Being There: The Benefits of a Stay-at-Home Parent
During the past few years, few issues have generated more heated debate and emotional response than the subject of this book. Being There: The Benefits of a Stay-At Home Parent deals with the dilemma many new and expectant parents face when considering who will care for their Infant toddler, or young child.
This book is written mainly for those parents who are, or can be, in a financial position to make some choices involving child care. It attempts to help those mothers and fathers appreciate the value of their presence in the lives of their children, and the profound importance of continuity of care in the first preverbal years, particularly for parents who feel they must work full-time. Furthermore, the book explores how each parent can play an essential role in discipline, cognitive function, language development, and the teaching of social and moral values.
I warn of the dangerous effects of "caregiver roulette." This term describes the pervasive use of frequently changing caregivers that is now endemic to millions of young children. Usually, when both mother and father are employed full-time, 80 percent of the child's waking hours are spent with substitute caregivers. Unfortunately, these caregivers change with disturbing frequency, often every four or five months. I explain how such discontinuity of care is emotionally devastating, with life-long negative results, because it affects the ability of children to trust their important primary care-givers. This in turn affects their ability to relate to others, to learn, to develop an optimistic approach to life, and even to abide by the rules of society.
The many problems relating to changing caregivers seem to be overlooked probably because their consequences often do not show up until years later. Only recently have we begun to realize that children can experience serious emotional reactions to this "loss" during infancy.
It is also clear that this message concerning the importance of continuity of quality care is disturbing and, for many, guilt producing. As a result, parents may reject the conclusion that frequent changes in caregivers can have long-range effects. It is understandable that many may grow angry at the message, and look elsewhere for comfort.

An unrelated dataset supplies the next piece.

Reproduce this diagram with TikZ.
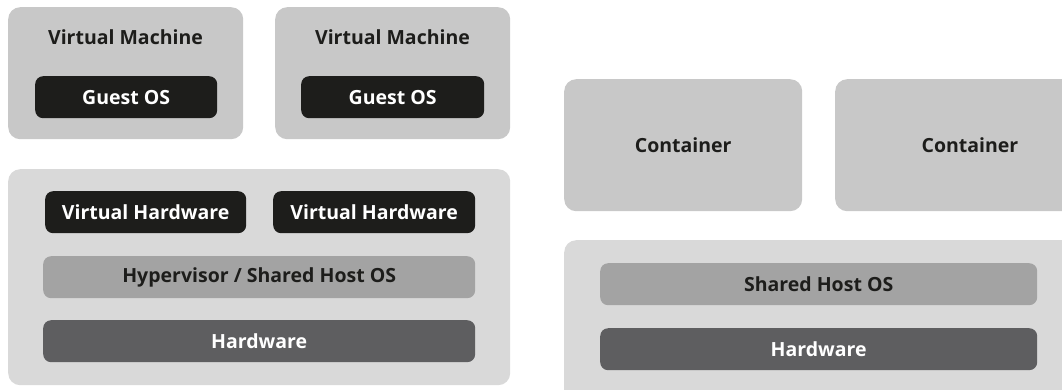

I realize that some mothers and fathers may be hostile, rejecting, or non-responsive to their own children. It is also true that many substitute caregivers can provide a nurturing environment in which infants and toddlers thrive. However; this book addresses the majority of mothers and fathers, who do have the emotional health and motivation to become involved and loving caregivers to their children.
I want to emphasize my own commitment to the idea that career fulfillment is just as important for women to achieve as for men. I have no wish to raise a regressive voice in the struggle of women to further their professional goals and ambitions and to enhance their economic power base. Nor do I care to be a part of any "backlash" against the feminist movement. Rather; my aim in writing this book is to shift the focus to the needs of our infants and toddlers and other young children as well as attempting to raise the consciousness and status of parenting so that both mothers and fathers grow to respect and appreciate this role.
One of today's difficulties is that many young people are programmed to feel they can have all aspects of the "good life" at the same time. In other words, they feel they should he able to simultaneously experience the joys of parenthood, the stimulation and ego gratification of a career; and the increased material benefits of two incomes, and to do justice to all of these goals. Actually, it is possible to achieve all these goals in a lifetime, but not concurrently if young children are to be considered.
My position is that one parent, either mother or father, should act as primary caregiver at least during the child's preverbal years. This is approximately the first two or three years of life. During this time, a parent may find it necessary to put his or her career "on hold" while parenthood temporarily takes precedence. During this brief part of the child's life, parents who provide positive and responsive parenting make a valuable investment in the future of their child, their family, and society. It is an investment that has the potential to pay large dividends to all in the years to come.
I have enormous sympathy for today's parents who are confronted with many economic, social, and media pressures that past generations have been spared. But, I was motivated to write this book for the sake of our young children who are often the victims of today's parental choices.
These young children, who cannot speak for themselves, have few support groups. They have few advocates or spokespersons to plead their cause. They cannot pressure or plead for quality and continuity of care with money, votes, or energy. They are too young and too powerless.
Therefore, this book attempts to speak for these young children, while recognizing the difficult dilemma their parents face today.